# Tru-Stride Stilts?



## nodnarb (Apr 25, 2014)

Saw these on the job yesterday being used by a taper who could only tell me they were "good" and "professionAL" . 
http://www.tru-stride.com/

I've got to admit he was walking them well. A very normal looking gait due to the feet id assume. Anyone have any experience with these?


----------



## nodnarb (Apr 25, 2014)

Bump for interest in these "professionAL" stilts. Very interesting design.

I wad hoping I didnt have to learn spanish to inquire more about them.


----------



## JustMe (Apr 17, 2009)

If you haven't tried it yet, a Google search for reviews on them brings up a few things like Home Depot and Amazon selling them, a video, ......:

https://www.google.ca/?gfe_rd=cr&ei=V-PSU4nOHe7L8gf_toHgCQ&gws_rd=ssl#q=tru+stride+stilts+review


----------



## JustMe (Apr 17, 2009)

One guy made some seeming good pro & con points on this page: http://toolazle.bl.ee/B004GQUIZ6.html


----------



## nodnarb (Apr 25, 2014)

The bulk of those reviews are inexperienced people who have little to no business on stilts. Id much prefer to hear firsthand from someone who walks them every damned day and actually WORKS.

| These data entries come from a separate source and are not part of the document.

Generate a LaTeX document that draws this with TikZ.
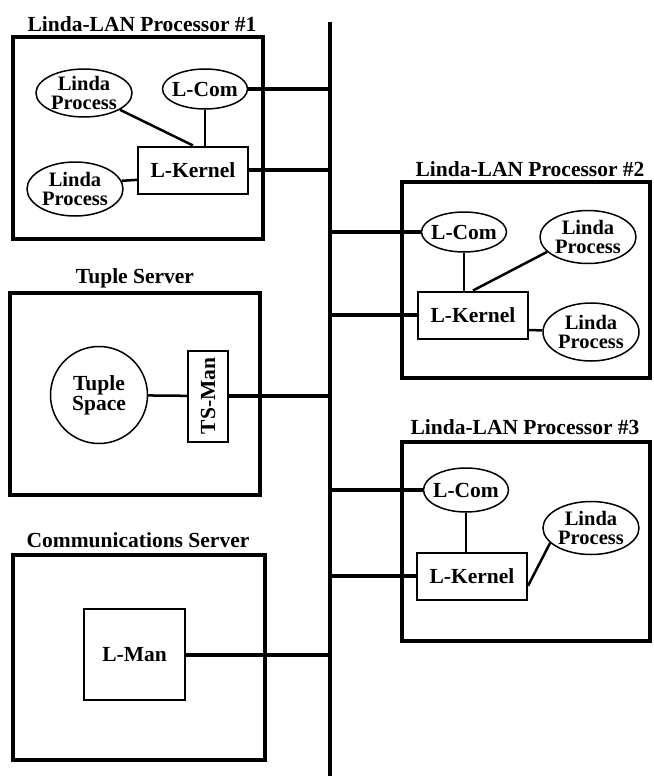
\documentclass[tikz,border=0pt]{standalone}
\usepackage{fontspec}
\setmainfont{Liberation Serif}
\usetikzlibrary{shapes.geometric, positioning}

\begin{document}
\begin{tikzpicture}[
    x=1pt, y=-1pt,
    every node/.style={font=\bfseries\fontsize{21.5}{20}\selectfont},
    hostbox/.style={draw, line width=4.5pt, inner sep=0pt},
    boxtitle/.style={anchor=base, inner sep=0pt},
    proc/.style={ellipse, draw, line width=1.5pt, inner xsep=0pt, inner ysep=0pt,
                 minimum width=96, minimum height=50, align=center,
                 font=\bfseries\fontsize{20.5}{19.5}\selectfont},
    comm/.style={ellipse, draw, line width=1.5pt, inner xsep=-3pt, inner ysep=0pt,
                 minimum width=85, minimum height=40},
    kernel/.style={rectangle, draw, line width=2pt, minimum width=110, minimum height=47},
    bus/.style={line width=4.5pt},
    buslink/.style={line width=4pt},
    link/.style={line width=2.5pt}
]
\useasboundingbox (0,0) rectangle (653,776);

% ---------------- LAN ----------------
\coordinate (bustop) at (330,22);
\coordinate (busbot) at (330,776);
\draw[bus] (bustop) -- (busbot);

% ---------------- processor #1 ----------------
\node[hostbox, minimum width=250, minimum height=202] (host1) at (138,138) {};
\node[boxtitle] (title1) at (142,32) {Linda-LAN Processor \#1};

\node[proc, minimum height=44] (lp1a) at (84,93) {Linda\\Process};
\node[comm] (lcom1) at (205,89) {L-Com};
\node[kernel] (lk1) at (193,170) {L-Kernel};
\node[proc, minimum height=54] (lp1b) at (75,189) {Linda\\Process};

\draw[buslink] (lcom1) -- (lcom1 -| bustop);
\draw[buslink] (lk1) -- (lk1 -| bustop);
\draw[link] (lcom1) -- (lcom1 |- lk1.north);
\draw[link] (lp1a.-25) -- (lk1.north);
\draw[link] (lp1b.10) -- (lk1.-170);

% ---------------- processor #2 ----------------
\node[hostbox, minimum width=248, minimum height=196] (host2) at (526,280) {};
\node[boxtitle] (title2) at (530,176) {Linda-LAN Processor \#2};

\node[comm] (lcom2) at (464,232) {L-Com};
\node[proc, minimum height=53] (lp2a) at (588,237) {Linda\\Process};
\node[kernel] (lk2) at (473,315) {L-Kernel};
\node[proc, minimum height=58] (lp2b) at (591,332) {Linda\\Process};

\draw[buslink] (lcom2) -- (lcom2 -| bustop);
\draw[buslink] (lk2) -- (lk2 -| bustop);
\draw[link] (lcom2) -- (lcom2 |- lk2.north);
\draw[link] (lk2.north) -- (lp2a.200);
\draw[link] (lk2.-15) -- (lp2b);

% ---------------- processor #3 ----------------
\node[hostbox, minimum width=248, minimum height=199] (host3) at (526,541.5) {};
\node[boxtitle] (title3) at (525,434) {Linda-LAN Processor \#3};

\node[comm, minimum height=44] (lcom3) at (466,490) {L-Com};
\node[proc, minimum height=53] (lp3) at (591,528) {Linda\\Process};
\node[kernel] (lk3) at (472,576) {L-Kernel};

\draw[buslink] (lcom3) -- (lcom3 -| bustop);
\draw[buslink] (lk3) -- (lk3 -| bustop);
\draw[link] (lcom3) -- (lcom3 |- lk3.north);
\draw[link] (lk3.-10) -- (lp3.-160);

% ---------------- tuple server ----------------
\node[hostbox, minimum width=250, minimum height=202] (host4) at (135,394) {};
\node[boxtitle] (title4) at (135,283) {Tuple Server};

\node[circle, draw, line width=1.5pt, inner sep=0pt, minimum size=97, align=center]
  (tspace) at (99,395) {Tuple\\Space};
\node[draw, line width=2pt, rotate=90, minimum width=91, minimum height=40,
  inner sep=0pt] (tsman) at (208,396) {TS-Man};

\draw[link] (tspace) -- (tsman);
\draw[buslink] (tsman) -- (tsman -| bustop);

% ---------------- communications server ----------------
\node[hostbox, minimum width=252, minimum height=205] (host5) at (139,657.5) {};
\node[boxtitle] (title5) at (138,547) {Communications Server};

\node[draw, line width=2pt, minimum width=101, minimum height=91] (lman) at (134.5,654.5) {L-Man};

\draw[buslink] (lman) -- (lman -| bustop);

\end{tikzpicture}
\end{document}
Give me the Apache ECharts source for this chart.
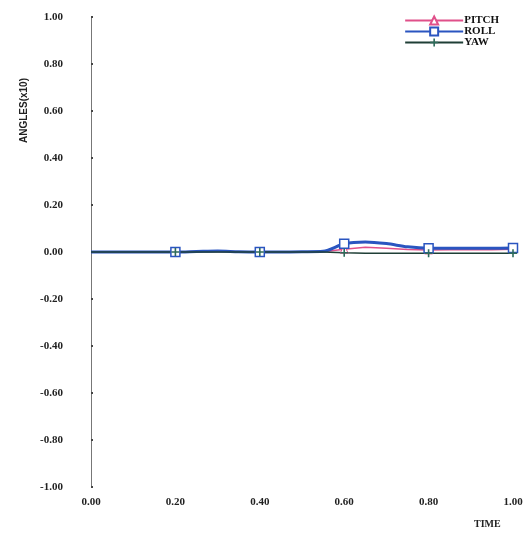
<!DOCTYPE html>
<html><head><meta charset="utf-8">
<script src="https://cdn.jsdelivr.net/npm/echarts@6/dist/echarts.min.js"></script>
<style>html,body{margin:0;padding:0;background:#fff}#c{width:528px;height:539px}</style>
</head><body><div id="c"></div>
<script>
const time  = [0,0.05,0.1,0.15,0.2,0.25,0.3,0.35,0.4,0.45,0.5,0.55,0.6,0.65,0.7,0.75,0.8,0.85,0.9,0.95,1.0];
const pitch = [0,0,0,0,0,0.002,0.003,0.001,0,0,0,0.001,0.012,0.02,0.016,0.011,0.009,0.01,0.01,0.01,0.012];
const roll  = [0,0,0,0,0,0.002,0.004,0.001,0,0,0.001,0.003,0.035,0.043,0.036,0.022,0.016,0.016,0.016,0.016,0.017];
const yaw   = [0,0,0,0,0,0,0,0,0,0,0,0,-0.003,-0.005,-0.005,-0.005,-0.005,-0.005,-0.005,-0.005,-0.005];
const markerTimes = [0.2,0.4,0.6,0.8,1.0];
const yTicks = ['-1.00','-0.80','-0.60','-0.40','-0.20','0.00','0.20','0.40','0.60','0.80','1.00'];
const xTicks = ['0.00','0.20','0.40','0.60','0.80','1.00'];

const font = 'Liberation Serif';
function mk(vals){ return time.map((t,i)=>[t,vals[i]]); }
function symSize(sz){ return function(v){ return markerTimes.some(m=>Math.abs(m-v[0])<1e-6) ? sz : 0; }; }

const chart = echarts.init(document.getElementById('c'));
chart.setOption({
  animation:false,
  backgroundColor:'#fff',
  grid:{left:91,right:15,top:17,bottom:52},
  legend:{
    right:24, top:10, orient:'vertical', itemGap:0, itemWidth:58, itemHeight:10,
    textStyle:{fontFamily:font,fontWeight:'bold',fontSize:11,color:'#111',padding:[0,0,0,-4]},
    data:['PITCH','ROLL','YAW']
  },
  xAxis:{
    type:'value', min:0, max:1, interval:0.2,
    axisLine:{show:false}, axisTick:{show:false}, splitLine:{show:false},
    axisLabel:{margin:10,fontFamily:font,fontWeight:'bold',fontSize:11,color:'#222',
      formatter:(v)=>xTicks[Math.round(v/0.2)]}
  },
  yAxis:{
    type:'value', min:-1, max:1, interval:0.2,
    axisLine:{show:true,onZero:false,lineStyle:{color:'#777',width:1}},
    axisTick:{show:true,inside:true,length:2,lineStyle:{color:'#444',width:2}},
    splitLine:{show:false},
    axisLabel:{margin:28,fontFamily:font,fontWeight:'bold',fontSize:11,color:'#222',
      formatter:(v)=>yTicks[Math.round((v+1)/0.2)]}
  },
  graphic:[
    {type:'text',left:19,top:78,rotation:Math.PI/2,
      style:{text:'ANGLES(x10)',fontFamily:'Liberation Sans Narrow, Liberation Sans',fontWeight:'bold',fontSize:10,fill:'#222'}},
    {type:'text',left:474,top:519,
      style:{text:'TIME',fontFamily:font,fontWeight:'bold',fontSize:10,fill:'#222'}}
  ],
  series:[
    {name:'PITCH',type:'line',data:mk(pitch),symbol:'triangle',symbolSize:symSize(8),showAllSymbol:true,
      itemStyle:{color:'#fff',borderColor:'#e0508a',borderWidth:1},
      lineStyle:{color:'#e0508a',width:1.5},color:'#e0508a'},
    {name:'ROLL',type:'line',data:mk(roll),symbol:'rect',symbolSize:symSize(9),showAllSymbol:true,smooth:0.3,
      itemStyle:{color:'#fff',borderColor:'#2a55c0',borderWidth:1.5},
      lineStyle:{color:'#2a55c0',width:3},color:'#2a55c0'},
    {name:'YAW',type:'line',data:mk(yaw),symbol:'path://M4,0L6,0L6,4L10,4L10,6L6,6L6,10L4,10L4,6L0,6L0,4L4,4Z',symbolSize:symSize(8),showAllSymbol:true,
      itemStyle:{color:'#2e6b5a'},
      lineStyle:{color:'#1f3f36',width:1.5},color:'#2e6b5a'}
  ]
});
</script></body></html>
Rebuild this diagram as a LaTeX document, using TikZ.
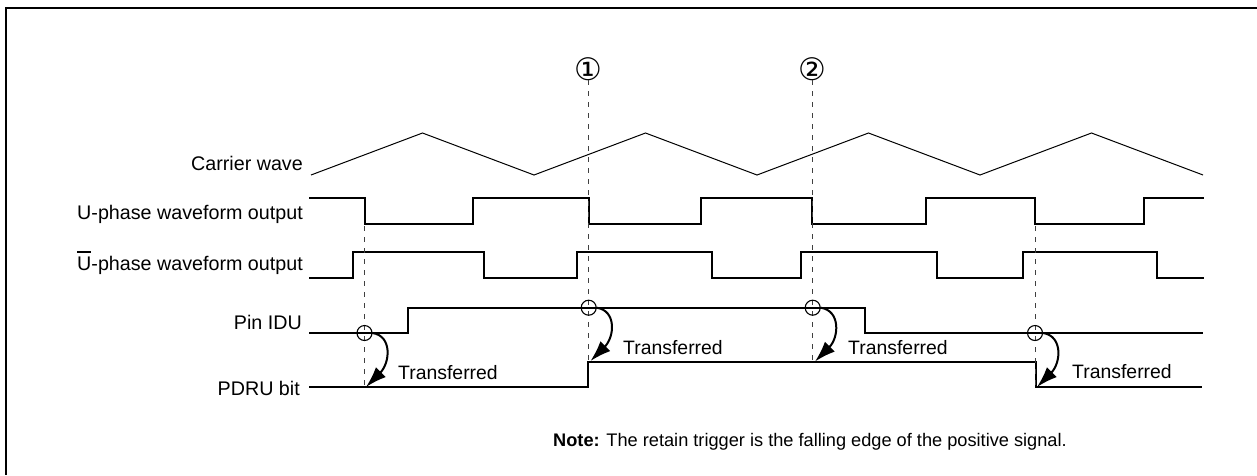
\documentclass[tikz,border=0pt]{standalone}
\usepackage{fontspec}
\setmainfont{Liberation Sans}
\newfontfamily\dejavu{DejaVu Sans}
\usetikzlibrary{arrows.meta}
\newcommand\ovU{\setbox0\hbox{U}\rlap{\rule[17.5pt]{\wd0}{1.3pt}}U}
\begin{document}
\begin{tikzpicture}[x=1pt,y=-1pt,
  lbl/.style={anchor=base east, inner sep=0pt, font=\fontsize{19.7}{22}\selectfont},
  trf/.style={anchor=base west, inner sep=0pt, font=\fontsize{19.4}{22}\selectfont},
  notetext/.style={anchor=base west, inner sep=0pt, font=\fontsize{18.2}{21}\selectfont},
  num/.style={inner sep=0pt, font=\dejavu\fontsize{31}{33}\selectfont},
  wave/.style={line width=2pt, line join=miter},
  carrier/.style={line width=1pt},
  guide/.style={line width=1pt, draw=black!75, dash pattern=on 5pt off 6pt},
  trig/.style={circle, draw, line width=1.1pt, minimum size=15pt, inner sep=0pt},
  xfer/.style={line width=2pt, -{Latex[length=21pt,width=14pt]}},
  frame/.style={line width=2pt}]
\useasboundingbox (0,0) rectangle (1257,475);
% frame
\draw[frame] (1257,8) -- (6,8) -- (6,475);

% labels
\node[lbl] (lcar) at (303,170) {Carrier wave};
\node[lbl] (lu) at (303,219.5) {U-phase waveform output};
\node[lbl] (lub) at (303,270) {\ovU-phase waveform output};
\node[lbl] (lidu) at (302,329) {Pin IDU};
\node[lbl] (lpdru) at (300,395) {PDRU bit};

% carrier wave
\draw[carrier] (311,175) -- (422.5,133) -- (534,175) -- (645.5,133) -- (757,175)
  -- (868.5,133) -- (980,175) -- (1091.5,133) -- (1203,175);

% U-phase
\draw[wave] (309,198) -| (365,224) -| (473,198) -| (589,224) -| (701,198)
  -| (812,224) -| (926,198) -| (1035,224) -| (1144,198) -- (1204,198);
% U-bar phase
\draw[wave] (309,278) -| (353,252) -| (484,278) -| (577,252) -| (712,278)
  -| (801,252) -| (937,278) -| (1023,252) -| (1157,278) -- (1204,278);
% Pin IDU
\draw[wave] (309,333) -| (408,308) -| (865,333) -- (1203,333);
% PDRU bit
\draw[wave] (309,387) -| (588,362) -| (1036,387) -- (1202,387);

% circled numbers
\node[num] (n1) at (588.7,69) {①};
\node[num] (n2) at (812.7,69) {②};

% guide coordinates
\coordinate (g1t) at (364.5,226);
\coordinate (g1b) at (364.5,387);
\coordinate (g2t) at (588.7,80);
\coordinate (g2b) at (588.7,360);
\coordinate (g3t) at (812.7,80);
\coordinate (g3b) at (812.7,362);
\coordinate (g4t) at (1035,226);
\coordinate (g4b) at (1035,387);

\draw[guide] (g1t) -- (g1b);
\draw[guide] (g2t) -- (g2b);
\draw[guide] (g3t) -- (g3b);
\draw[guide] (g4t) -- (g4b);

% trigger circles
\node[trig] (c1) at (364.5,333) {};
\node[trig] (c2) at (588.7,307.7) {};
\node[trig] (c3) at (812.7,307.7) {};
\node[trig] (c4) at (1035,333) {};

% arrow tips
\coordinate (t1) at (366,387);
\coordinate (t2) at (590.5,361);
\coordinate (t3) at (815,361.5);
\coordinate (t4) at (1037,387);

\draw[xfer] (c1.east) .. controls +(20,3) and +(24,-24) .. (t1);
\draw[xfer] (c2.east) .. controls +(20,3) and +(24,-24) .. (t2);
\draw[xfer] (c3.east) .. controls +(20,3) and +(24,-24) .. (t3);
\draw[xfer] (c4.east) .. controls +(20,3) and +(24,-24) .. (t4);

% transferred labels
\node[trf] (x1) at (398,379) {Transferred};
\node[trf] (x2) at (623,354) {Transferred};
\node[trf] (x3) at (848,354) {Transferred};
\node[trf] (x4) at (1072,378.5) {Transferred};

% note
\node[notetext] (note) at (553,446) {\textbf{Note:} The retain trigger is the falling edge of the positive signal.};
\end{tikzpicture}
\end{document}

Ill check out yt, the amazon and HD reviews were written by weekend warriors who dont know sheep chit from burnt cottonseed.


----------



## gazman (Apr 29, 2011)

They look like an interesting design. I have never tried them so I will be interested to see what response you get,


----------



## VANMAN (Jan 14, 2011)

I have a pair! But experienced on them I would say not as prefer walking the pails! I can use them tho!
Yea u can sort of just walk with them!
Here they r!:thumbsup:


----------



## nodnarb (Apr 25, 2014)

VANMAN said:


> I have a pair! But experienced on them I would say not as prefer walking the pails! I can use them tho!
> Yea u can sort of just walk with them!
> Here they r!:thumbsup:


Have you walked other brands before? If so is there a learning curve? I cant stand skywalker 2.0s.

I found one review for one star, it goes as follows: "I bought these for a Frankenstein costume, they were wobbly and I fell I cant suggest this dangerous product" 

Lmfao .


----------



## JustMe (Apr 17, 2009)

nodnarb said:


> I cant stand skywalker 2.0s.


I have to wear 2.0s reversed - leg braces to the inside of the leg rather than the outside. Then they'll work for me. Other guys on here have had to do the same with them.


----------



## VANMAN (Jan 14, 2011)

nodnarb said:


> Have you walked other brands before? If so is there a learning curve? I cant stand skywalker 2.0s.
> 
> I found one review for one star, it goes as follows: "I bought these for a Frankenstein costume, they were wobbly and I fell I cant suggest this dangerous product"
> 
> Lmfao .


Nope, only stilts i have been on!!
F*ckin scary for the first while!


----------



## JustMe (Apr 17, 2009)

A couple things Craig from Al's Taping Tools messaged me about Tru-Stride stilts, that he shouldn't mind my sharing:

- He didn't do a review on them. He just posted on FB that they were available at Al's.
- Al's sold a few pair, before Tru-Stride went bankrupt he said, and didn't hear anything good or bad about the ones they sold.

Maybe the bankruptcy explains why much of Google search info on them seems dated. Maybe someone is trying to resurrect the design and brand name by selling through such as Home Depot and Amazon(?)


----------



## nodnarb (Apr 25, 2014)

JustMe said:


> A couple things Craig from Al's Taping Tools messaged me about Tru-Stride stilts, that he shouldn't mind my sharing:
> 
> - He didn't do a review on them. He just posted on FB that they were available at Al's.
> - Al's sold a few pair, before Tru-Stride went bankrupt he said, and didn't hear anything good or bad about the ones they sold.
> ...


Thanks for the info, I have managed to find a lot of dead links. The bankruptcy explains that, seems like they would have generated a bigger buzz. When marshalltowm came up with something new everybody wanted to try them out, striles me as odd how these have so few reviews and people experienced with them.


----------



## VANMAN (Jan 14, 2011)

nodnarb said:


> Thanks for the info, I have managed to find a lot of dead links. The bankruptcy explains that, seems like they would have generated a bigger buzz. When marshalltowm came up with something new everybody wanted to try them out, striles me as odd how these have so few reviews and people experienced with them.


U can still get them here no probs!:blink:
Google tru-stride stilts u will find them!
Free worldwide shipping!


----------



## JustMe (Apr 17, 2009)

nodnarb said:


> Thanks for the info, I have managed to find a lot of dead links. The bankruptcy explains that, seems like they would have generated a bigger buzz. When marshalltowm came up with something new everybody wanted to try them out, striles me as odd how these have so few reviews and people experienced with them.


Not sure what to make of them/of them as a company. Eg. Check out the one comment after this video. Never seen that kind of thing before on Youtube. Not sure what to think about it: 

www.youtube.com/watch?v=PZSr1xIZZks

The claim of "World's Best Selling Stilt Design" on there doesn't do much for their credibility, either.


----------